• _Work to do_:
Print only the lines from the top of the data through the line with "line=dict(width=width, color=line or", both included, skipping every picture.

start

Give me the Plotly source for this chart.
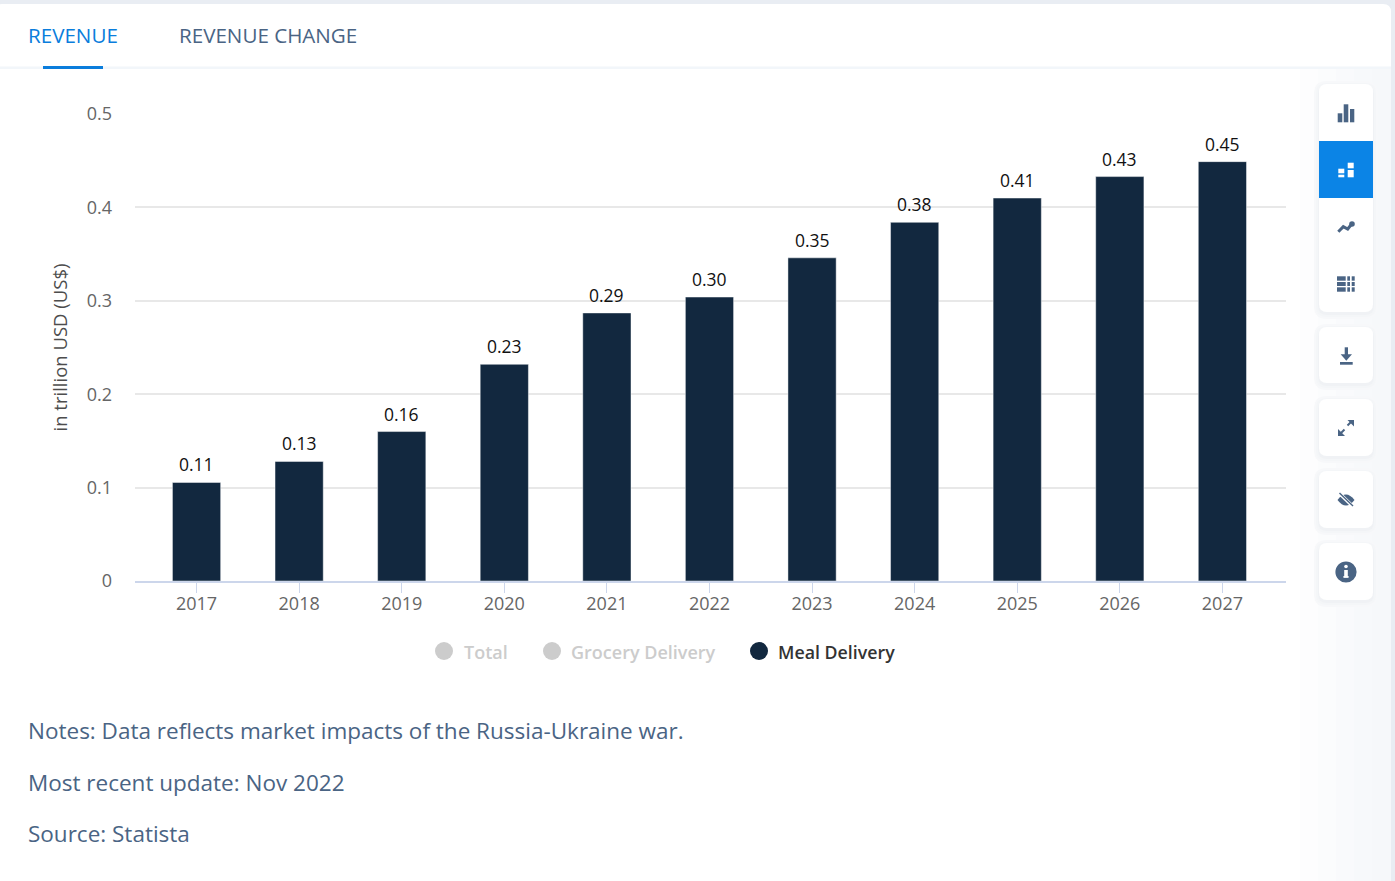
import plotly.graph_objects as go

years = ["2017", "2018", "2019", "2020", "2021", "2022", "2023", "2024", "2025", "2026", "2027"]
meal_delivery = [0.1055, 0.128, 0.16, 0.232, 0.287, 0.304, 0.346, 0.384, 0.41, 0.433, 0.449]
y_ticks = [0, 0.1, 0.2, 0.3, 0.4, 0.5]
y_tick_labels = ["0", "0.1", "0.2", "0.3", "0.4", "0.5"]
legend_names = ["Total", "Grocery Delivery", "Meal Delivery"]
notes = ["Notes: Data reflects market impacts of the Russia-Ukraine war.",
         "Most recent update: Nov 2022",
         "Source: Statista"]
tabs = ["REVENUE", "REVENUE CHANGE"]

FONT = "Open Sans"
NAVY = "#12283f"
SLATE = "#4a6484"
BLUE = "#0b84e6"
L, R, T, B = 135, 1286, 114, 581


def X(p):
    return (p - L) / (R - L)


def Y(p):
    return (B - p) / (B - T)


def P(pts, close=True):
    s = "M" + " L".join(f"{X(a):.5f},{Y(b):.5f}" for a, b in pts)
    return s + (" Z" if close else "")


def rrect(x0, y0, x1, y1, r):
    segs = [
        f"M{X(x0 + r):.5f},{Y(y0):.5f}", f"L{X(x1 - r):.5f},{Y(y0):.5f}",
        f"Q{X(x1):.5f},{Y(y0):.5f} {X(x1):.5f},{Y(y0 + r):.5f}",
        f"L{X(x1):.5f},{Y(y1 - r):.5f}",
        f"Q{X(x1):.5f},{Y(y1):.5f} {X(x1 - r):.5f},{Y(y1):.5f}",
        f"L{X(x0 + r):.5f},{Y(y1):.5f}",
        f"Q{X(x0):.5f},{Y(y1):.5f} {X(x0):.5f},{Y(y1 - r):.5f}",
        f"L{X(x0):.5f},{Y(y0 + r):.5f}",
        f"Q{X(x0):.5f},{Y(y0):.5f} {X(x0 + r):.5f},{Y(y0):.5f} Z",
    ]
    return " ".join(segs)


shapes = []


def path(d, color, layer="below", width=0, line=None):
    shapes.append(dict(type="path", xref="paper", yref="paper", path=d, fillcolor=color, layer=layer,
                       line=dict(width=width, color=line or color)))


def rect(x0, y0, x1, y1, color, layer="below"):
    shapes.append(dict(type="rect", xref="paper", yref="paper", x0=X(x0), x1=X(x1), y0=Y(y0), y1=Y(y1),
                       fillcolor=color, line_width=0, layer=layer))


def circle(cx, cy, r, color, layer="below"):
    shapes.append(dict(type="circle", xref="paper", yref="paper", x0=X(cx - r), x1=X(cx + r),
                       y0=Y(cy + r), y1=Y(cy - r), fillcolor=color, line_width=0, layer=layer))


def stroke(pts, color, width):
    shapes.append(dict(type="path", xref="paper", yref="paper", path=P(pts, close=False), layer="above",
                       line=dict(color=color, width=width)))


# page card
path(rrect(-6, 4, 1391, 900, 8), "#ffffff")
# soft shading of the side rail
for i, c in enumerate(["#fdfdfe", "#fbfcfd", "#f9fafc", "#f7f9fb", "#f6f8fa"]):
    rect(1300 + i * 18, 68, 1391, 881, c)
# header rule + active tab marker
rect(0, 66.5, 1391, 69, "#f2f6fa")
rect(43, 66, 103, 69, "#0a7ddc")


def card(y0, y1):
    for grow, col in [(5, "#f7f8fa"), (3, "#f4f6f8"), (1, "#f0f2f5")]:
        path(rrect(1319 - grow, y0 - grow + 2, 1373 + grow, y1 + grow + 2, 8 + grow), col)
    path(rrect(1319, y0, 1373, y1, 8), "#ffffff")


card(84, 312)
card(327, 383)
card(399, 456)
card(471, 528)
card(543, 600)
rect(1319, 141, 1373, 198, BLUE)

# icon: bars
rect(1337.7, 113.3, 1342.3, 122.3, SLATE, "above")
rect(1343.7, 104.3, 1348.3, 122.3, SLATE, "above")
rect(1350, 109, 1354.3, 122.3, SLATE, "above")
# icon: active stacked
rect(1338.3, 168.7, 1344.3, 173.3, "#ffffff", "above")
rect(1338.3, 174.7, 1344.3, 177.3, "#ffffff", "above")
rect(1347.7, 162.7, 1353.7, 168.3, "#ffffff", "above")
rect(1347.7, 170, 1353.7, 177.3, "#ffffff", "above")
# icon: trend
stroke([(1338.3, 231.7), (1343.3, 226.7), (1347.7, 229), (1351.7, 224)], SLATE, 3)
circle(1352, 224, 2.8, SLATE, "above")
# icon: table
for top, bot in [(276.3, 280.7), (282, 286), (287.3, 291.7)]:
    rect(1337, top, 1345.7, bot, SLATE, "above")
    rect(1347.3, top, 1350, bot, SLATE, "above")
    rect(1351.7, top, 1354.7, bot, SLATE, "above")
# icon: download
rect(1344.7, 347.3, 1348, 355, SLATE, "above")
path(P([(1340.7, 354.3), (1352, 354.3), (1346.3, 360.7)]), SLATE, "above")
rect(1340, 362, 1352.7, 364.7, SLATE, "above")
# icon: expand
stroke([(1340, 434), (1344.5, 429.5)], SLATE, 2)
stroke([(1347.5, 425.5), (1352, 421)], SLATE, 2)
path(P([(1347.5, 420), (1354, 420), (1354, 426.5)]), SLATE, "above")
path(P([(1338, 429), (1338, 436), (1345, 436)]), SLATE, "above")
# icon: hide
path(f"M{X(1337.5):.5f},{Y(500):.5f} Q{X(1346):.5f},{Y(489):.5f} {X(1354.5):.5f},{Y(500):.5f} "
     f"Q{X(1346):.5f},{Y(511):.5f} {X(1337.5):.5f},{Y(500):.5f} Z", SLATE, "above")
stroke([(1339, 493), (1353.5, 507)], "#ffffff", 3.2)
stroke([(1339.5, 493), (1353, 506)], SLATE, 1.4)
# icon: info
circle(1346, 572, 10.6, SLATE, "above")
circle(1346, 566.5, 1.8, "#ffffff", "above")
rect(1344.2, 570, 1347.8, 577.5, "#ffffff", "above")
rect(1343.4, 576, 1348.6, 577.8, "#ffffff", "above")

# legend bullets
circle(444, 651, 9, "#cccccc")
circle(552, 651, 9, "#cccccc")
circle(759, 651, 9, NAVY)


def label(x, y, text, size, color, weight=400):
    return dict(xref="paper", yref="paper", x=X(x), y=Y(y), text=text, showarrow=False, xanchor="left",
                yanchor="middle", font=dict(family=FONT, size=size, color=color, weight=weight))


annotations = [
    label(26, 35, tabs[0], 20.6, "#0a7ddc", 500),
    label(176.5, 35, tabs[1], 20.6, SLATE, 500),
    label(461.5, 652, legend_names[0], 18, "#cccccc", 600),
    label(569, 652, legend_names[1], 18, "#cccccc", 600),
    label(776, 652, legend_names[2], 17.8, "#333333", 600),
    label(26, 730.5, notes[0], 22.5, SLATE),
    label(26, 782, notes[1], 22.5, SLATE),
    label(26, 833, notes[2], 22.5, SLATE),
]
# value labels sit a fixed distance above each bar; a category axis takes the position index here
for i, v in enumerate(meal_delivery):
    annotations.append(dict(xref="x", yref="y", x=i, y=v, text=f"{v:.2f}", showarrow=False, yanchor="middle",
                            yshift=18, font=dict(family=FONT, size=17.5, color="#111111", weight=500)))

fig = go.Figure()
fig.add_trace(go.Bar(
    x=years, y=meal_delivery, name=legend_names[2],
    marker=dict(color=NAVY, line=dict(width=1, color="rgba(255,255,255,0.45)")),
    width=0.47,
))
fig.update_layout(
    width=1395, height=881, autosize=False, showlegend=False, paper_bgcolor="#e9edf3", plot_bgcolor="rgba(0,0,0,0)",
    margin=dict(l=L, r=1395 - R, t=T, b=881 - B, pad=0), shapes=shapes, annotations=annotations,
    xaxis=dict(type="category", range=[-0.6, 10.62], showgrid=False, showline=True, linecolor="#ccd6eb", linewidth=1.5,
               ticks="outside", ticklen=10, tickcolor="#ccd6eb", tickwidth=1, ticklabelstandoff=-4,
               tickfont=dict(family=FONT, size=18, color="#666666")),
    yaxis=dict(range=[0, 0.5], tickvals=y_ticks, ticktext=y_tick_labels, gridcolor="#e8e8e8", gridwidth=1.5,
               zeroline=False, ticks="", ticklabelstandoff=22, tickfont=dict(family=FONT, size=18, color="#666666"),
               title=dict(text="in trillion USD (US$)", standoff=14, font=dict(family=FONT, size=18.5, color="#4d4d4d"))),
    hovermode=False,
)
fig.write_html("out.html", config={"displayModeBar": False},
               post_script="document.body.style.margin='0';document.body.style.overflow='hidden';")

end

• _Exercise solution_:
Give me the Plotly source for this chart.
import plotly.graph_objects as go

years = ["2017", "2018", "2019", "2020", "2021", "2022", "2023", "2024", "2025", "2026", "2027"]
meal_delivery = [0.1055, 0.128, 0.16, 0.232, 0.287, 0.304, 0.346, 0.384, 0.41, 0.433, 0.449]
y_ticks = [0, 0.1, 0.2, 0.3, 0.4, 0.5]
y_tick_labels = ["0", "0.1", "0.2", "0.3", "0.4", "0.5"]
legend_names = ["Total", "Grocery Delivery", "Meal Delivery"]
notes = ["Notes: Data reflects market impacts of the Russia-Ukraine war.",
         "Most recent update: Nov 2022",
         "Source: Statista"]
tabs = ["REVENUE", "REVENUE CHANGE"]

FONT = "Open Sans"
NAVY = "#12283f"
SLATE = "#4a6484"
BLUE = "#0b84e6"
L, R, T, B = 135, 1286, 114, 581


def X(p):
    return (p - L) / (R - L)


def Y(p):
    return (B - p) / (B - T)


def P(pts, close=True):
    s = "M" + " L".join(f"{X(a):.5f},{Y(b):.5f}" for a, b in pts)
    return s + (" Z" if close else "")


def rrect(x0, y0, x1, y1, r):
    segs = [
        f"M{X(x0 + r):.5f},{Y(y0):.5f}", f"L{X(x1 - r):.5f},{Y(y0):.5f}",
        f"Q{X(x1):.5f},{Y(y0):.5f} {X(x1):.5f},{Y(y0 + r):.5f}",
        f"L{X(x1):.5f},{Y(y1 - r):.5f}",
        f"Q{X(x1):.5f},{Y(y1):.5f} {X(x1 - r):.5f},{Y(y1):.5f}",
        f"L{X(x0 + r):.5f},{Y(y1):.5f}",
        f"Q{X(x0):.5f},{Y(y1):.5f} {X(x0):.5f},{Y(y1 - r):.5f}",
        f"L{X(x0):.5f},{Y(y0 + r):.5f}",
        f"Q{X(x0):.5f},{Y(y0):.5f} {X(x0 + r):.5f},{Y(y0):.5f} Z",
    ]
    return " ".join(segs)


shapes = []


def path(d, color, layer="below", width=0, line=None):
    shapes.append(dict(type="path", xref="paper", yref="paper", path=d, fillcolor=color, layer=layer,
                       line=dict(width=width, color=line or color)))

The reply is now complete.